Tutorial: Shapley Value Regression¶
The Shapley value is a cooperative game theoretic tool used to share a resource between players.
In this tutorial we will use it to identify the importance of different variables to a linear regression. This is commonly referred to as Shaply Value Regression.
Installing CoopGT¶
With a working installation of Python, open a command line tool and type:
$ python -m pip install coopgt
Linear Regression¶
In cooperative game theory a characteristic function is a mapping from all groups of players to a given value. In this case it will correspond to the \(R^2\) value for a linear model for some data.
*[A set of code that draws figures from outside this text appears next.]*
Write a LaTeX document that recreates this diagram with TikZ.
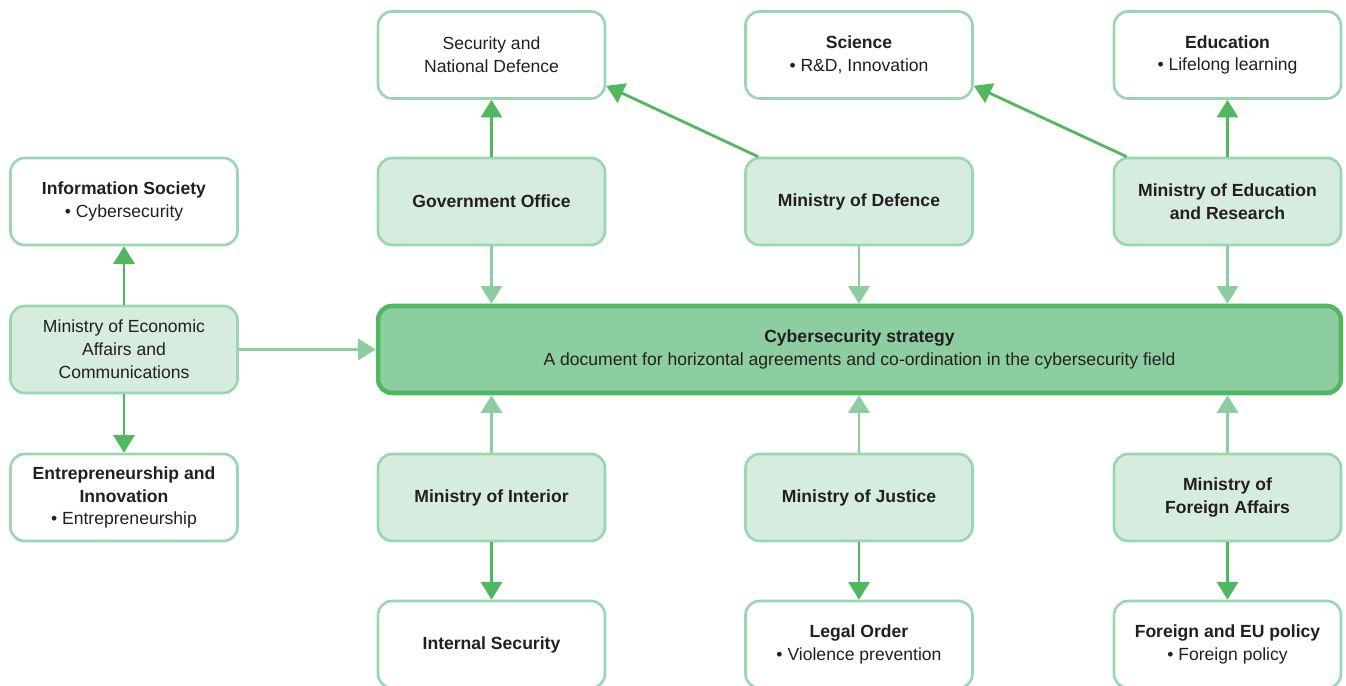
\documentclass[tikz,border=0pt]{standalone}
\usepackage{fontspec}
\setmainfont{Liberation Sans}
\usetikzlibrary{arrows.meta}

\definecolor{boxline}{RGB}{154,214,174}
\definecolor{boxfill}{RGB}{214,236,222}
\definecolor{corefill}{RGB}{140,206,160}
\definecolor{coreline}{RGB}{80,185,96}
\definecolor{outgreen}{RGB}{80,185,96}
\definecolor{ingreen}{RGB}{140,206,160}
\definecolor{txt}{RGB}{35,31,32}

\tikzset{
  topic/.style={draw=boxline, line width=1.5pt, rounded corners=0.28cm, fill=white,
    minimum width=4.54cm, minimum height=1.74cm, align=center, text=txt,
    font=\fontsize{10}{13}\selectfont},
  ministry/.style={topic, fill=boxfill, font=\fontsize{10}{13}\selectfont\bfseries},
  strategy/.style={topic, draw=coreline, line width=2.6pt, fill=corefill,
    minimum width=19.26cm},
  outflow/.style={-{Triangle[width=12pt,length=10pt]}, draw=outgreen, line width=1.6pt},
  inflow/.style={-{Triangle[width=12pt,length=10pt]}, draw=ingreen, line width=1.6pt},
}

\begin{document}
\begin{tikzpicture}[x=0.02cm, y=-0.02cm]
    \useasboundingbox (0,0) rectangle (1346,686);

    % Central strategy box
    \node[strategy] (core) at (859.5,349.5)
        {\textbf{Cybersecurity strategy}\\A document for horizontal agreements and co-ordination in the cybersecurity field};

    % Ministries
    \node[ministry] (govoffice) at (491.5,201.5) {Government Office};
    \node[ministry] (defence) at (859,201.5) {Ministry of Defence};
    \node[ministry] (edumin) at (1227.5,201.5) {Ministry of Education\\and Research};
    \node[ministry, font=\fontsize{10}{13}\selectfont] (econmin) at (124,349.5) {Ministry of Economic\\Affairs and\\Communications};
    \node[ministry] (interior) at (491.5,497.5) {Ministry of Interior};
    \node[ministry] (justice) at (859,497.5) {Ministry of Justice};
    \node[ministry] (foreignmin) at (1227.5,497.5) {Ministry of\\Foreign Affairs};

    % Policy areas
    \node[topic] (secdef) at (491.5,55) {Security and\\National Defence};
    \node[topic] (science) at (859,55) {\textbf{Science}\\• R\&D, Innovation};
    \node[topic] (education) at (1227.5,55) {\textbf{Education}\\• Lifelong learning};
    \node[topic] (infosoc) at (124,201.5) {\textbf{Information Society}\\• Cybersecurity};
    \node[topic] (entre) at (124,497.5) {\textbf{Entrepreneurship and}\\\textbf{Innovation}\\• Entrepreneurship};
    \node[topic] (internal) at (491.5,644.5) {\textbf{Internal Security}};
    \node[topic] (legal) at (859,644.5) {\textbf{Legal Order}\\• Violence prevention};
    \node[topic] (foreignpol) at (1227.5,644.5) {\textbf{Foreign and EU policy}\\• Foreign policy};

    % Ministries feeding the strategy
    \foreach \m in {govoffice, defence, edumin}
        \draw[inflow] (\m.south) -- (\m.south |- core.north);
    \foreach \m in {interior, justice, foreignmin}
        \draw[inflow] (\m.north) -- (\m.north |- core.south);
    \draw[inflow] (econmin.east) -- (core.west);

    % Ministries to their policy areas
    \draw[outflow] (govoffice) -- (secdef);
    \draw[outflow] ([xshift=0.28cm]defence.north west) -- ([yshift=0.28cm]secdef.south east);
    \draw[outflow] ([xshift=0.28cm]edumin.north west) -- ([yshift=0.28cm]science.south east);
    \draw[outflow] (edumin) -- (education);
    \draw[outflow] (econmin) -- (infosoc);
    \draw[outflow] (econmin) -- (entre);
    \draw[outflow] (interior) -- (internal);
    \draw[outflow] (justice) -- (legal);
    \draw[outflow] (foreignmin) -- (foreignpol);
\end{tikzpicture}
\end{document}
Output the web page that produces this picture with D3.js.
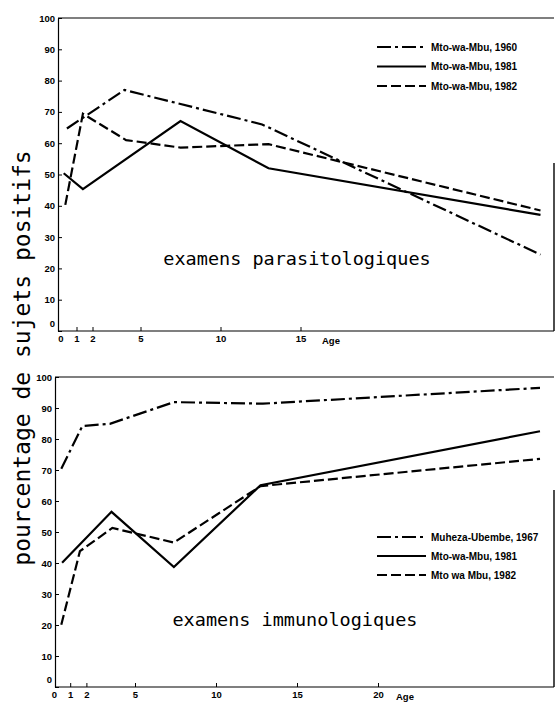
<!DOCTYPE html>
<html>
<head>
<meta charset="utf-8">
<script src="https://cdn.jsdelivr.net/npm/d3@7"></script>
<style>
  body { margin: 0; background: #fff; }
  .tick text { font-family: "Liberation Sans Narrow", "Liberation Sans", sans-serif; font-weight: bold; font-size: 9.5px; }
</style>
</head>
<body>
<div id="chart"></div>
<script>
var width = 556,
    height = 704;

// panel 1 : examens parasitologiques
var topLabels = ["Mto-wa-Mbu, 1960", "Mto-wa-Mbu, 1981", "Mto-wa-Mbu, 1982"];
var topAge1960 = [0.4, 4, 12.6, 30];
var topVal1960 = [64.7, 77, 66, 24.4];
var topAge1981 = [0.2, 1.4, 7.5, 13, 30];
var topVal1981 = [50.4, 45.3, 67.1, 52, 37.1];
var topAge1982 = [0.3, 1.4, 4.1, 7.5, 13, 30];
var topVal1982 = [40.3, 69.4, 61, 58.6, 59.7, 38.5];

// panel 2 : examens immunologiques
var botLabels = ["Muheza-Ubembe, 1967", "Mto-wa-Mbu, 1981", "Mto wa Mbu, 1982"];
var botAge1967 = [0.45, 1.75, 3.45, 7.4, 12.9, 30];
var botVal1967 = [70.4, 84.2, 84.9, 91.9, 91.4, 96.5];
var botAge1981 = [0.5, 3.55, 7.4, 12.75, 30];
var botVal1981 = [40.1, 56.5, 38.7, 65.1, 82.5];
var botAge1982 = [0.45, 1.6, 3.6, 7.4, 12.75, 30];
var botVal1982 = [20.1, 43.8, 51.3, 46.6, 64.8, 73.6];

var topXTicks = [0, 1, 2, 5, 10, 15];
var botXTicks = [0, 1, 2, 5, 10, 15, 20];
var yTicks = [0, 10, 20, 30, 40, 50, 60, 70, 80, 90, 100];

var styles = ["14,4,3,4", null, "10,4"];   // dash-dot, solid, dashed

var svg = d3.select("#chart").append("svg")
    .attr("width", width)
    .attr("height", height);

function zip(ages, vals) {
  return ages.map(function(a, i) { return {age: a, val: vals[i]}; });
}

function drawPanel(p) {
  var x = d3.scaleLinear().domain([0, 30]).range(p.xRange);
  var y = d3.scaleLinear().domain([0, 100]).range(p.yRange);
  var g = svg.append("g");

  // frame bits (top edge and partial right edge like the scan)
  g.append("line")
      .attr("x1", p.axisX).attr("x2", p.rightX)
      .attr("y1", y(100)).attr("y2", y(100))
      .attr("stroke", "#000").attr("stroke-width", 1.2);
  g.append("line")
      .attr("x1", p.rightX).attr("x2", p.rightX)
      .attr("y1", p.rightTop).attr("y2", y(0))
      .attr("stroke", "#000").attr("stroke-width", 1.4);

  // y axis
  var yAxis = g.append("g")
      .attr("transform", "translate(" + p.axisX + ",0)")
      .call(d3.axisLeft(y).tickValues(yTicks).tickSizeInner(-4).tickSizeOuter(0).tickPadding(3));
  yAxis.select(".domain").attr("stroke-width", 1.2);
  yAxis.selectAll(".tick text")
      .attr("dy", function(d) { return d == 0 ? "-0.45em" : "0.32em"; });

  // x axis
  var xAxis = g.append("g")
      .attr("transform", "translate(0," + y(0) + ")")
      .call(d3.axisBottom(x).tickValues(p.xTicks).tickSizeInner(-4).tickSizeOuter(0).tickPadding(4));
  xAxis.select(".domain")
      .attr("d", "M" + p.axisX + ",0H" + p.rightX)
      .attr("stroke-width", 1.2);
  xAxis.selectAll(".tick line").filter(function(d) { return d == 0; }).remove();
  xAxis.append("text")
      .attr("x", p.ageX).attr("y", 13)
      .attr("fill", "#000")
      .attr("text-anchor", "start")
      .style("font-family", "Liberation Sans Narrow, Liberation Sans, sans-serif")
      .style("font-weight", "bold")
      .style("font-size", "9.5px")
      .text("Age");

  var line = d3.line()
      .x(function(d) { return x(d.age); })
      .y(function(d) { return y(d.val); });

  p.series.forEach(function(s, i) {
    g.append("path")
        .datum(s)
        .attr("d", line)
        .attr("fill", "none")
        .attr("stroke", "#000")
        .attr("stroke-width", 2.2)
        .attr("stroke-dasharray", styles[i]);
  });

  // legend
  p.labels.forEach(function(lab, i) {
    var ly = p.legendY + i * p.legendStep;
    g.append("line")
        .attr("x1", 377).attr("x2", 426)
        .attr("y1", ly).attr("y2", ly)
        .attr("stroke", "#000")
        .attr("stroke-width", 1.8)
        .attr("stroke-dasharray", styles[i]);
    g.append("text")
        .attr("x", 431).attr("y", ly + 3.5)
        .style("font-family", "Liberation Sans, sans-serif")
        .style("font-weight", "bold")
        .style("font-size", "10px")
        .text(lab);
  });

  g.append("text")
      .attr("x", p.noteX).attr("y", p.noteY)
      .attr("text-anchor", "middle")
      .style("font-family", "DejaVu Sans Mono, monospace")
      .style("font-size", "18.5px")
      .text(p.note);
}

drawPanel({
  xRange: [60.5, 540.5], yRange: [331, 18], axisX: 58, rightX: 554, rightTop: 163,
  xTicks: topXTicks, ageX: 322,
  series: [zip(topAge1960, topVal1960), zip(topAge1981, topVal1981), zip(topAge1982, topVal1982)],
  labels: topLabels, legendY: 47, legendStep: 19.5,
  note: "examens parasitologiques", noteX: 297, noteY: 265
});

drawPanel({
  xRange: [54, 540], yRange: [687, 377], axisX: 55, rightX: 554, rightTop: 490,
  xTicks: botXTicks, ageX: 396,
  series: [zip(botAge1967, botVal1967), zip(botAge1981, botVal1981), zip(botAge1982, botVal1982)],
  labels: botLabels, legendY: 537, legendStep: 19,
  note: "examens immunologiques", noteX: 295, noteY: 626
});

// shared y title
svg.append("text")
    .attr("transform", "translate(30,358) rotate(-90)")
    .attr("text-anchor", "middle")
    .style("font-family", "DejaVu Sans Mono, monospace")
    .style("font-size", "23px")
    .text("pourcentage de sujets positifs");
</script>
</body>
</html>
The \(y\) variable is going to be predicted by fitting a linear model to three variables:
Here are the \(R^2\) values (you are welcome to see
main.py
for the code
used to generate them):
Model |
\(R^2\) |
---|---|
\(y=c_1x_1\) |
0.075 |
\(y= c_2x_2\) |
0.086 |
\(y= c_3x_3\) |
0.629 |
\(y=c_1x_1 + c_2x_2\) |
0.163 |
\(y=c_1x_1 + c_3x_3\) |
0.63 |
\(y= c_2x_2 + c_3x_3\) |
0.906 |
\(y=c_1x_1 + c_2x_2 + c_3x_3\) |
0.907 |
Defining the characteristic function¶
We can use that table of \(R^2\) values to create the characteristic function:
>>> characteristic_function = {
... (): 0,
... (1,): 0.075,
... (2,): 0.086,
... (3,): 0.629,
... (1, 2): 0.163,
... (1, 3): 0.63,
... (2, 3): 0.906,
... (1, 2, 3): 0.907,
... }
Obtaining the Shapley value¶
We now compute the Shapley value:
>>> import coopgt.shapley_value
>>> shapley_value = coopgt.shapley_value.calculate(characteristic_function=characteristic_function)
>>> shapley_value.round(4)
array([0.0383, 0.1818, 0.6868])
From this analysis we would conclude that the parameter that contributes the most is in fact \(x_3\).